Generating synthetic CPTs from marine seismic reflection data using a neural network approach

For the development of an offshore wind farm, understanding the geological and geotechnical conditions in the upper 100 m below seafloor is crucial when reducing ground risk and designing (cost-effective) wind turbine foundations. We developed and tested a neural network approach to derive predictive (i.e. synthetic) values for CPT parameters– specifically net cone resistance (qn*) – from seismic reflection data. The synthetic parameter values come with a uncertainty bandwidth. Subsequently, the trained neural network was applied to 2D UHR MCS data that were acquired at the planned Hollandse Kust (west) Wind Farm Zone. The goal was to calculate continuous cone resistance values (i.e. qn*) from seismic data using a supervised neural network. Different network architectures and seismic attributes were tested and compared for this purpose.
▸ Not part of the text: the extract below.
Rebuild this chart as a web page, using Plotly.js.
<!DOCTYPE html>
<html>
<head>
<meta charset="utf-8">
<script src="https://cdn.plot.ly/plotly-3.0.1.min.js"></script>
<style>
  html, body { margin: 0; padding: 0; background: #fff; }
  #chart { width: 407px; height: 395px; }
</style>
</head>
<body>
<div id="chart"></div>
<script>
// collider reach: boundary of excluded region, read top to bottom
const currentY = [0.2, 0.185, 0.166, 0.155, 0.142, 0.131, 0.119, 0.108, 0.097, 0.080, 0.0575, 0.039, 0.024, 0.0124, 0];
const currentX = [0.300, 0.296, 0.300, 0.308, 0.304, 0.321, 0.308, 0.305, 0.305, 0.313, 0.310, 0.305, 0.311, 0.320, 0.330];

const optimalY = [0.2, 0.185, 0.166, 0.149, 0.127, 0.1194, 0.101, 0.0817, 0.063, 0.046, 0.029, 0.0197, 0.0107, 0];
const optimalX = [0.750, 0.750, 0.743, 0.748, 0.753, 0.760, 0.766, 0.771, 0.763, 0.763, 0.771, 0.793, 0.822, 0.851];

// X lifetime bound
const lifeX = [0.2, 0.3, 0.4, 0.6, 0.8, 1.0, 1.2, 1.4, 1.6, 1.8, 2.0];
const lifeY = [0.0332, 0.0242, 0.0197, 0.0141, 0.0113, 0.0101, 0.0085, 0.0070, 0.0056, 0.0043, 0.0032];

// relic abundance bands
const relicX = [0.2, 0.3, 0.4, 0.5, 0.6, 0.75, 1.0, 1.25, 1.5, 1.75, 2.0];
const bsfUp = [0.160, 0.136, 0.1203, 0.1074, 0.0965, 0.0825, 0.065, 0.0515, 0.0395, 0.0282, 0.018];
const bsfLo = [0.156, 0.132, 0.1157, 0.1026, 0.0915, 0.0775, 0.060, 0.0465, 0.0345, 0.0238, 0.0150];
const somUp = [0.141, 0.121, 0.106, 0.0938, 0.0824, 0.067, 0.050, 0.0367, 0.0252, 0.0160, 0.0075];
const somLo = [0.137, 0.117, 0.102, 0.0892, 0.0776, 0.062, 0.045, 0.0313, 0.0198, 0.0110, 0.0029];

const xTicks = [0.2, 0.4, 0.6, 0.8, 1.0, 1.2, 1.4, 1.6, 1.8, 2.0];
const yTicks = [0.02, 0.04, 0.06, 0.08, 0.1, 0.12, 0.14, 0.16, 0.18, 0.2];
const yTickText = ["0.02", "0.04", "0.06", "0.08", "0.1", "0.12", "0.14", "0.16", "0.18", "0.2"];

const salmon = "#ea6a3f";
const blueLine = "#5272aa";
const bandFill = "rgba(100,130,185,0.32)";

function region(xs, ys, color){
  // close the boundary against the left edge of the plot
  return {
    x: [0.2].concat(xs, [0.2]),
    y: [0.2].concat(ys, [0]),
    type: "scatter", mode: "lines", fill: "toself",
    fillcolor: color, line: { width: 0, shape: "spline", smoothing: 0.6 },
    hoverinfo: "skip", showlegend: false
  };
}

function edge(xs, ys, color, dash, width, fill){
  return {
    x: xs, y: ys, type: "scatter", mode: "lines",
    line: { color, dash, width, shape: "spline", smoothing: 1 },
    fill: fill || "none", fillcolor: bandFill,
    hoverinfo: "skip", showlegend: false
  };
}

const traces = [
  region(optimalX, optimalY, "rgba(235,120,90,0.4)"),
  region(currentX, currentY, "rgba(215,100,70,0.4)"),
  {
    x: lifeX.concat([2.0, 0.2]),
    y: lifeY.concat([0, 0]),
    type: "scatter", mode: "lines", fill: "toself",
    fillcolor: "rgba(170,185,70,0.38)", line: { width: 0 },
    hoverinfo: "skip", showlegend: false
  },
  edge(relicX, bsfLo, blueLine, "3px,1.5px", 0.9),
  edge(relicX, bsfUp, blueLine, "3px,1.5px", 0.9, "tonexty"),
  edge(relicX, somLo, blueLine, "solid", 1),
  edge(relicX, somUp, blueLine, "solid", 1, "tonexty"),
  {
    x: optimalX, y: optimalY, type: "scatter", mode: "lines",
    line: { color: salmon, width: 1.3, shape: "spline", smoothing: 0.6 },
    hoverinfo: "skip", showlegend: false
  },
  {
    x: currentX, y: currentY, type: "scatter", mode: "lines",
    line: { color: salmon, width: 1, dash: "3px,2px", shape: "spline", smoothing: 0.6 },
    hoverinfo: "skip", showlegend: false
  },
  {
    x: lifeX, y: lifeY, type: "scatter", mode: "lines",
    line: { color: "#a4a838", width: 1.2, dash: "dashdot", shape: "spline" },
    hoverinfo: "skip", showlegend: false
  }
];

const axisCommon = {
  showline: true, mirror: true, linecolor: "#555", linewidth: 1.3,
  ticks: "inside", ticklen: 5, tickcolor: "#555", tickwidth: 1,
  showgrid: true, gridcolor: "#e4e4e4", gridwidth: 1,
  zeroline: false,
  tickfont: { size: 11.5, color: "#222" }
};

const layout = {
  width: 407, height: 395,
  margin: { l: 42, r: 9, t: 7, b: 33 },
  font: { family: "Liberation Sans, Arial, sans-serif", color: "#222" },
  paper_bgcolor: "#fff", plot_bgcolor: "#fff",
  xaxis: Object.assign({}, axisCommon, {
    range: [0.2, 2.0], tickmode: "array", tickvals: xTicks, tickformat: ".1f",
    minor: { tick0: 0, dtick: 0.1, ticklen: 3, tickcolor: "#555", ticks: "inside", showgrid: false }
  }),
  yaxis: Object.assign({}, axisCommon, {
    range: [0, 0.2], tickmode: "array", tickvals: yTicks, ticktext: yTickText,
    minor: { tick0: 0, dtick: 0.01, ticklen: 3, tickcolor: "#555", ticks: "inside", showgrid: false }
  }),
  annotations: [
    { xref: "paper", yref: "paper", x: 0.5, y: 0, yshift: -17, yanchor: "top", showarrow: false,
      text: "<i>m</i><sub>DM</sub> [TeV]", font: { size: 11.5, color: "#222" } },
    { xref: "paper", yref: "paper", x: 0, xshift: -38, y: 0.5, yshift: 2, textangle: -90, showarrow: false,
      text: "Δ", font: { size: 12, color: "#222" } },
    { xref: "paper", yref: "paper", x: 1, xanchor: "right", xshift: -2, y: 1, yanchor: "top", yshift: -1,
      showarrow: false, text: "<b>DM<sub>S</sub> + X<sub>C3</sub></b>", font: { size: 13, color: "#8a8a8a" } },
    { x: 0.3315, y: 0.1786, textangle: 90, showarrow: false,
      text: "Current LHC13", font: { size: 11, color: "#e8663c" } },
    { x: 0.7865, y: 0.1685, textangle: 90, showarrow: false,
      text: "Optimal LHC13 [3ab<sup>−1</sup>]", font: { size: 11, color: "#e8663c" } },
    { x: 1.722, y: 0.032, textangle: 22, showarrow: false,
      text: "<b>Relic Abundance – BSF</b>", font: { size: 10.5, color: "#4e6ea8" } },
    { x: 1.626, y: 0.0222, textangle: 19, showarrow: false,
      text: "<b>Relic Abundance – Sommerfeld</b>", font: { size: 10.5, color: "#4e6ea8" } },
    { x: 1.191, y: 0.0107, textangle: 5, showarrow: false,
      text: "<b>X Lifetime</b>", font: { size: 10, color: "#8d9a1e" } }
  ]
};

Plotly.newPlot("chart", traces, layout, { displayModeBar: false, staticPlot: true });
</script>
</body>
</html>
Here, the input data consisted of seismic attributes determined from 2D UHR MCS dataset, and the interpreted geological soil units (based on interpretation of these 2D data). The target training dataset consisted of an extracted subset of seafloor based CPTs. In general, predicted and measured qn* values showed good agreement, especially for the upper 20m below seafloor. Trend-type prediction applies to transitional and strongly layered (<1m scale) soil, as expected.